» **Problem statement**
Wherever a line holds the word "with", copy that line out.
● ● ● ● ● ● ●
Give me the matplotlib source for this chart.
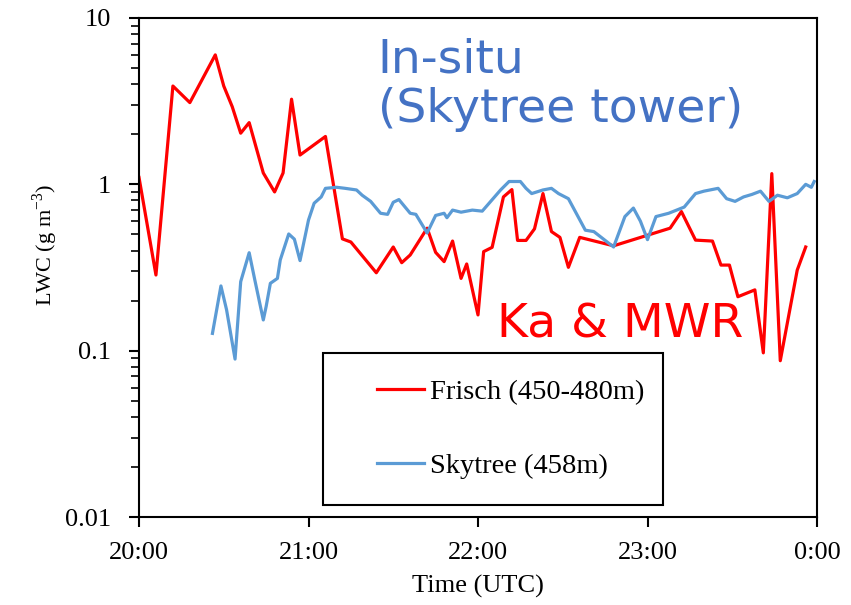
import matplotlib
matplotlib.use("Agg")
import matplotlib.pyplot as plt
from matplotlib.patches import Rectangle
from matplotlib.ticker import FixedLocator, NullFormatter

# minutes after 20:00 UTC
frisch_min = [0, 6, 12, 18, 27, 30, 33, 36, 39, 44, 48, 51, 54, 57, 66, 72, 75, 84,
              90, 93, 96, 102, 105, 108, 111, 114, 116, 120, 122, 125, 129, 132, 134,
              137, 140, 143, 146, 149, 152, 156, 168, 188, 192, 197, 203, 206, 209,
              212, 218, 221, 224, 227, 233, 236]
frisch_lwc = [1.1, 0.285, 3.9, 3.1, 6.0, 3.9, 2.93, 2.03, 2.35, 1.17, 0.90, 1.17, 3.25,
              1.50, 1.94, 0.47, 0.45, 0.294, 0.42, 0.338, 0.376, 0.545, 0.39, 0.343,
              0.456, 0.272, 0.332, 0.164, 0.394, 0.418, 0.84, 0.93, 0.46, 0.46, 0.54,
              0.88, 0.52, 0.48, 0.317, 0.48, 0.427, 0.545, 0.686, 0.462, 0.456, 0.327,
              0.327, 0.211, 0.232, 0.097, 1.16, 0.087, 0.305, 0.42]

skytree_min = [26, 29, 31, 34, 36, 39, 41, 44, 45, 46.5, 49, 50, 53, 55, 57, 58, 60,
               62, 64.5, 66, 70, 73, 77, 79, 82, 85.5, 88, 90, 92, 96, 98, 100, 102,
               105, 108, 109, 111, 114, 118, 121.5, 124.5, 128, 131, 135, 137, 139,
               143, 146, 148.5, 152, 158, 161, 168, 172, 175, 177.5, 180, 183, 187.5,
               193, 197, 200, 205, 208, 211, 214, 217, 220, 223, 226, 229.5, 233, 236,
               238, 239]
skytree_lwc = [0.127, 0.245, 0.176, 0.089, 0.26, 0.388, 0.266, 0.153, 0.184, 0.254,
               0.272, 0.351, 0.503, 0.468, 0.348, 0.42, 0.61, 0.77, 0.84, 0.946, 0.96,
               0.946, 0.925, 0.86, 0.79, 0.67, 0.66, 0.78, 0.81, 0.67, 0.66, 0.58, 0.51,
               0.65, 0.67, 0.63, 0.70, 0.68, 0.70, 0.69, 0.79, 0.925, 1.04, 1.04, 0.946,
               0.88, 0.925, 0.946, 0.88, 0.82, 0.53, 0.52, 0.42, 0.64, 0.72, 0.60,
               0.465, 0.64, 0.67, 0.73, 0.88, 0.91, 0.946, 0.82, 0.79, 0.84, 0.87, 0.91,
               0.79, 0.86, 0.83, 0.88, 1.0, 0.96, 1.04]

tick_min = [0, 60, 120, 180, 240]
tick_labels = ["20:00", "21:00", "22:00", "23:00", "0:00"]
y_major = [0.01, 0.1, 1, 10]
y_labels = ["0.01", "0.1", "1", "10"]

serif = "Liberation Serif"

fig = plt.figure(figsize=(8.51, 6.05), dpi=100)
ax = fig.add_axes([139 / 851, 1 - 517 / 605, 678 / 851, 499 / 605])

ax.plot(frisch_min, frisch_lwc, color="#FF0000", lw=2.3, label="Frisch (450-480m)")
ax.plot(skytree_min, skytree_lwc, color="#5B9BD5", lw=2.3, label="Skytree (458m)")

ax.set_xlabel("Time (UTC)", fontsize=19, family=serif, labelpad=8)
ax.set_ylabel("LWC (g m$^{\\mathregular{-3}}$)", fontsize=16, family=serif,
              labelpad=4)
ax.yaxis.label.set_y(0.545)

# legend frame drawn separately so it can be as loose as in the original
ax.add_patch(Rectangle((0.2714, 0.024), 0.5015, 0.3047, transform=ax.transAxes,
                       fill=False, edgecolor="black", lw=1.5, zorder=5))
ax.legend(loc="center left", bbox_to_anchor=(0.351, 0.176), frameon=False,
          prop={"family": serif, "size": 20.5}, handlelength=1.65, handletextpad=0.2,
          labelspacing=1.7, borderpad=0, borderaxespad=0)

ax.text(0.352, 0.96, "In-situ\n(Skytree tower)", transform=ax.transAxes,
        color="#4472C4", fontsize=34, family="DejaVu Sans", va="top", ha="left",
        linespacing=1.12)
ax.text(0.528, 0.34, "Ka & MWR", transform=ax.transAxes, color="#FF0000",
        fontsize=34, family="DejaVu Sans", va="bottom", ha="left")

# axes and ticks set last
ax.set_yscale("log")
ax.set_ylim(0.01, 10)
ax.set_xlim(0, 240)
ax.set_xticks(tick_min, tick_labels, fontfamily=serif, fontsize=19)
ax.set_yticks(y_major, y_labels, fontfamily=serif, fontsize=19)
minors = [m * d for d in y_major[:-1] for m in range(2, 10)]
ax.yaxis.set_minor_locator(FixedLocator(minors))
ax.yaxis.set_minor_formatter(NullFormatter())

for s in ax.spines.values():
    s.set_linewidth(1.5)
ax.tick_params(axis="x", which="major", length=7, width=1.5, pad=11)
ax.tick_params(axis="y", which="major", length=7, width=1.5, pad=13)
ax.tick_params(axis="y", which="minor", length=6, width=1.2, left=True,
               color="black")

fig.savefig("out.png", dpi=100)
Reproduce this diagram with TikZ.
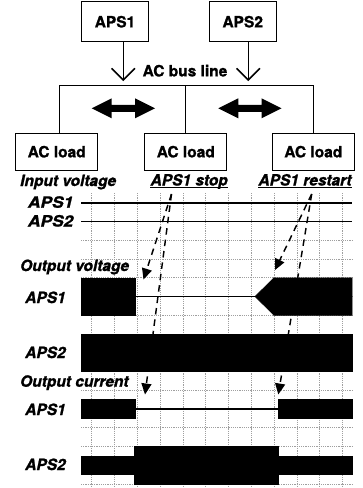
\documentclass[tikz,border=0pt]{standalone}
\usepackage{fontspec}
\setmainfont{TeX Gyre Heros}[BoldFeatures={FakeBold=1.2},BoldItalicFeatures={FakeBold=1.2}]
\usetikzlibrary{arrows.meta}
\begin{document}
\begin{tikzpicture}[x=1pt,y=-1pt,
  txt/.style={font=\fontsize{15.5}{18}\selectfont\bfseries, inner sep=0pt},
  itxt/.style={font=\fontsize{15.5}{18}\selectfont\bfseries\itshape, inner sep=0pt},
  srcbox/.style={draw, line width=0.9pt, minimum height=40pt, minimum width=66.7pt, txt},
  loadbox/.style={draw, line width=0.9pt, minimum height=36.7pt, minimum width=82pt, txt},
  feed/.style={line width=1.5pt},
  barb/.style={line width=1.5pt, line join=miter},
  busline/.style={line width=0.9pt},
  gridline/.style={gray!75, line width=0.6pt, dash pattern=on 1.2pt off 1pt},
  sigline/.style={line width=1.5pt},
  flowarrow/.style={line width=1.45pt, dash pattern=on 6.5pt off 5pt, -{Triangle[length=11pt,width=10pt]}},
  wave/.style={fill=black, draw=black, line width=0.5pt}
]
\useasboundingbox (0,0) rectangle (362,488);

% ---- top: sources, bus, loads ----
\node[srcbox] (aps1) at (115,21.7) {APS1};
\node[srcbox] (aps2) at (242.7,21.7) {APS2};
\coordinate (a1e) at (123.3,80);
\coordinate (a2e) at (248.3,80);
\draw[feed] (aps1.south -| a1e) -- (a1e);
\draw[feed] (aps2.south -| a2e) -- (a2e);
\draw[barb] (a1e) ++(-11.7,-11.7) -- (a1e) -- ++(11.7,-11.7);
\draw[barb] (a2e) ++(-11.7,-11.7) -- (a2e) -- ++(11.7,-11.7);
\node[txt] (busname) at (185,70.7) {AC bus line};

\node[loadbox] (l1) at (56.7,151.7) {AC load};
\node[loadbox] (l2) at (185.8,151.7) {AC load};
\node[loadbox] (l3) at (313.3,151.7) {AC load};
\coordinate (bL) at (59.3,85);
\coordinate (bM) at (185.7,85);
\coordinate (bR) at (313.3,85);
\draw[busline] (bL) -- (bR);
\draw[busline] (bL) -- (bL |- l1.north);
\draw[busline] (bM) -- (bM |- l2.north);
\draw[busline] (bR) -- (bR |- l3.north);

\foreach \dx in {0,126.6}{
  \fill[shift={(\dx,0)}] (91.7,108.3) -- (111.7,98.3) -- (111.7,104.8) -- (135,104.8) -- (135,98.3)
    -- (155,108.3) -- (135,118.3) -- (135,111.8) -- (111.7,111.8) -- (111.7,118.3) -- cycle;
}

% ---- timing chart grid ----
\foreach \k in {0,...,11}
  \draw[gridline] ({91.7+22.8*\k},193) -- ({91.7+22.8*\k},487);
\foreach \k in {3,...,16}
  \draw[gridline] (81,{184+18.75*\k}) -- (352,{184+18.75*\k});

% ---- labels ----
\node[itxt, anchor=base west] (iv) at (20,186) {Input voltage};
\node[itxt, anchor=base] (stop) at (189.2,185.5) {APS1 stop};
\node[itxt, anchor=base] (restart) at (305,185.5) {APS1 restart};
\draw[line width=0.9pt] ([yshift=-2pt]stop.base west) -- ([yshift=-2pt]stop.base east);
\draw[line width=0.9pt] ([yshift=-2pt]restart.base west) -- ([yshift=-2pt]restart.base east);

\node[itxt, anchor=base west, xscale=1.12] (in1) at (27.7,207.7) {APS1};
\node[itxt, anchor=base west, xscale=1.12] (in2) at (27.7,226.5) {APS2};
\node[itxt, anchor=base west] (ov) at (20,271) {Output voltage};
\node[itxt, anchor=base west] (ov1) at (25,303) {APS1};
\node[itxt, anchor=base west] (ov2) at (25,358) {APS2};
\node[itxt, anchor=base west] (oc) at (20,386.7) {Output current};
\node[itxt, anchor=base west] (oc1) at (25,415) {APS1};
\node[itxt, anchor=base west] (oc2) at (25,470) {APS2};

% ---- input voltage ----
\draw[sigline] (81,202.75) -- (352,202.75);
\draw[sigline] (81,221.5) -- (352,221.5);

% ---- dashed cause arrows ----
\coordinate (s0) at (171.5,194);
\coordinate (s1) at (143.5,279.5);
\coordinate (s2) at (145,394.5);
\coordinate (r0) at (311.7,194);
\coordinate (r1) at (275,270);
\coordinate (r2) at (278.3,394.5);
\draw[flowarrow] (s0) -- (s1);
\draw[flowarrow] (s0) -- (s2);
\draw[flowarrow] (r0) -- (r1);
\draw[flowarrow] (r0) -- (r2);

% ---- output voltage ----
\filldraw[wave] (81,277.75) rectangle (135,315.25);
\draw[line width=1.3pt] (135,296.5) -- (255,296.5);
\filldraw[wave] (274,277.75) -- (352,277.75) -- (352,315.25) -- (274,315.25) -- (255,296.5) -- cycle;
\filldraw[wave] (81,334) rectangle (352,371.5);

% ---- output current ----
\filldraw[wave] (81,399.6) rectangle (135,418.4);
\draw[line width=1.3pt] (135,409) -- (278.3,409);
\filldraw[wave] (278.3,399.6) rectangle (352,418.4);
\filldraw[wave] (81,455.9) rectangle (134.3,474.6);
\filldraw[wave] (134.3,446.5) rectangle (278.3,484);
\filldraw[wave] (278.3,455.9) rectangle (352,474.6);
\end{tikzpicture}
\end{document}
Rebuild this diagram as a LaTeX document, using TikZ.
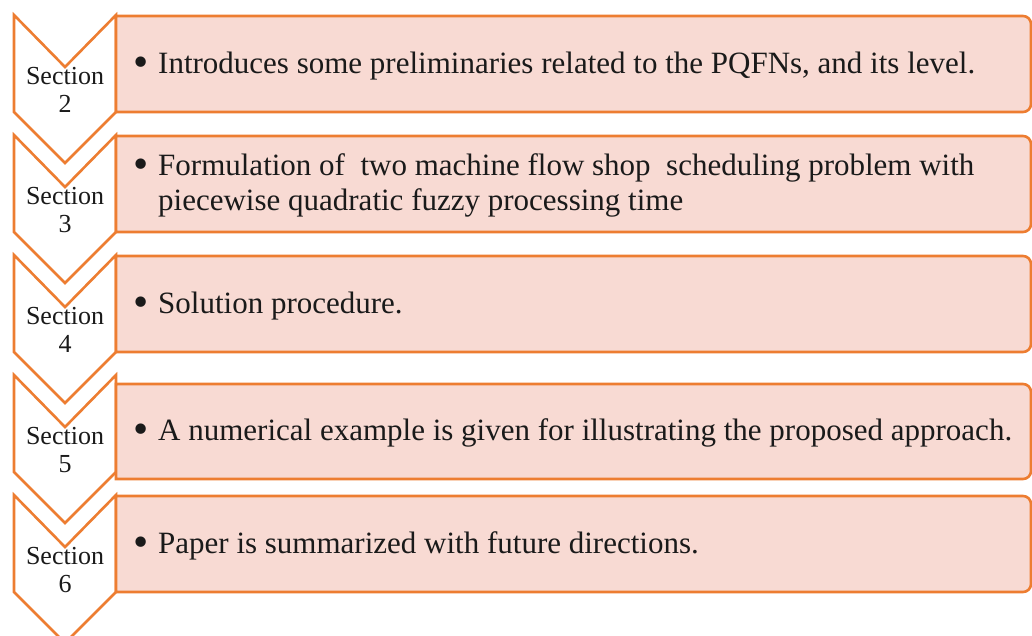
\documentclass[tikz,border=0pt]{standalone}
\usepackage{fontspec}
\setmainfont{Liberation Serif}

\definecolor{chevronline}{HTML}{ED7D31}
\definecolor{boxfill}{HTML}{F8DAD3}
\definecolor{inktext}{HTML}{1A1A1A}

\tikzset{
    sectionlabel/.style={align=center, text=inktext, font=\fontsize{26}{28}\selectfont, inner sep=0pt},
    sectiontext/.style={anchor=west, text=inktext, font=\fontsize{31}{35}\selectfont, inner sep=0pt},
    outline/.style={draw=chevronline, line width=2.6pt, line join=miter}
}

\newcommand{\bulletitem}[1]{\makebox[25pt][l]{\raisebox{-3pt}{\scalebox{1.4}{\textbullet}}}\parbox[t]{870pt}{\raggedright #1}}

\begin{document}
\begin{tikzpicture}[x=1pt, y=-1pt]

    \useasboundingbox (0,0) rectangle (1032,636);

    \foreach \n/\t/\bt/\bb in {2/15/16/112, 3/135/136/232, 4/255/256/352, 5/375/384/479, 6/495/496/592} {
        \draw [outline, fill=white] (14,\t) -- (65,\t+52) -- (116,\t) -- (116,\t+97)
            -- (65,\t+148) -- (14,\t+97) -- cycle;
        \draw [outline, fill=boxfill] (116,\bb) -- (116,\bt) [rounded corners=8pt]
            -- (1031,\bt) -- (1031,\bb) [sharp corners] -- cycle;
        \node [sectionlabel] (sec\n) at (65,\t+75) {Section\\\n};
    }

    \node [sectiontext] (text2) at (133,66) {\bulletitem{Introduces some preliminaries related to the PQFNs, and its level.}};
    \node [sectiontext] (text3) at (133,185) {\bulletitem{Formulation of\ \ two machine flow shop\ \ scheduling problem with\\piecewise quadratic fuzzy processing time}};
    \node [sectiontext] (text4) at (133,306) {\bulletitem{Solution procedure.}};
    \node [sectiontext] (text5) at (133,433) {\bulletitem{A numerical example is given for illustrating the proposed approach.}};
    \node [sectiontext] (text6) at (133,546) {\bulletitem{Paper is summarized with future directions.}};

\end{tikzpicture}
\end{document}
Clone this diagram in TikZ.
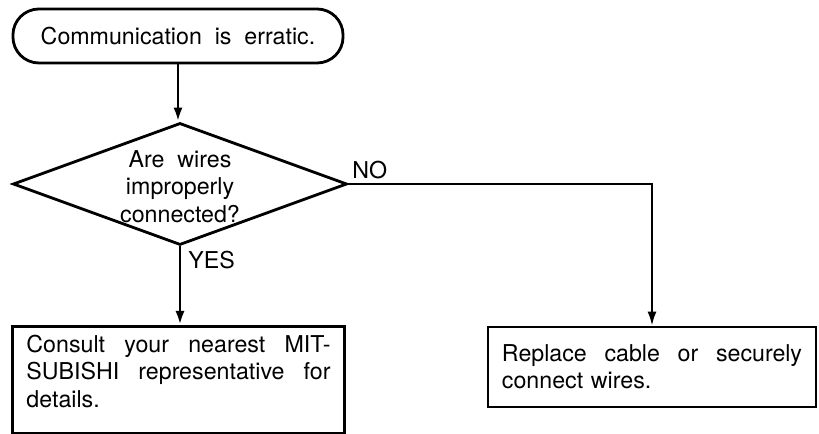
\documentclass[tikz,border=0pt]{standalone}
\usepackage{fontspec}
\setmainfont{TeX Gyre Heros}
\usetikzlibrary{shapes.geometric,arrows.meta}

\tikzset{
  flow/.style={line width=2pt,-{Latex[length=10pt,width=6.5pt]}},
  startbox/.style={draw,line width=2pt,rounded corners=0.65cm,minimum width=8.25cm,minimum height=1.35cm,font=\fontsize{16.5}{19}\selectfont},
  askbox/.style={draw,diamond,line width=2pt,aspect=2.74,inner sep=0pt,minimum width=8.35cm,minimum height=3.05cm,align=center,font=\fontsize{16.5}{19.5}\selectfont},
  textbox/.style={draw,line width=2pt,text width=7.6cm,align=left,inner xsep=0.35cm,font=\fontsize{16.5}{19.5}\selectfont},
  answer/.style={font=\fontsize{16.5}{19}\selectfont,inner sep=2pt}
}

\begin{document}
\begin{tikzpicture}[x=0.025cm,y=0.025cm]
\useasboundingbox (0,0) rectangle (819,433);
\node[startbox] (start) at (178,397) {Communication\ \ is\ \ erratic.};
\node[askbox] (ask) at (180,249) {\\[-4pt]Are\ \ wires\\improperly\\connected?};
\node[textbox,anchor=north,inner ysep=6pt,text depth=52pt] (mits) at (178.5,108) {Consult\hfill your\hfill nearest\hfill MIT-\\SUBISHI\hfill representative\hfill for\\details.};
\node[textbox,text width=7.5cm,minimum height=2cm] (cable) at (652,66) {Replace\hfill cable\hfill or\hfill securely\\connect wires.};
\coordinate (bend) at (cable.north |- ask.east);
\draw[flow] (start.south) -- (start.south |- ask.north);
\draw[flow] (ask.south) -- node[answer,pos=0.17,anchor=west,xshift=3pt] (yes) {YES} (ask.south |- mits.north);
\draw[flow,line width=1.5pt] (ask.east) -- node[answer,pos=0,anchor=south west,yshift=1pt] (no) {NO} (bend) -- (cable.north);
\end{tikzpicture}
\end{document}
● ● ● ● ● ● ●
» **Result of this task**
Reproduce this diagram with TikZ.
    \node [sectiontext] (text3) at (133,185) {\bulletitem{Formulation of\ \ two machine flow shop\ \ scheduling problem with\\piecewise quadratic fuzzy processing time}};
    \node [sectiontext] (text6) at (133,546) {\bulletitem{Paper is summarized with future directions.}};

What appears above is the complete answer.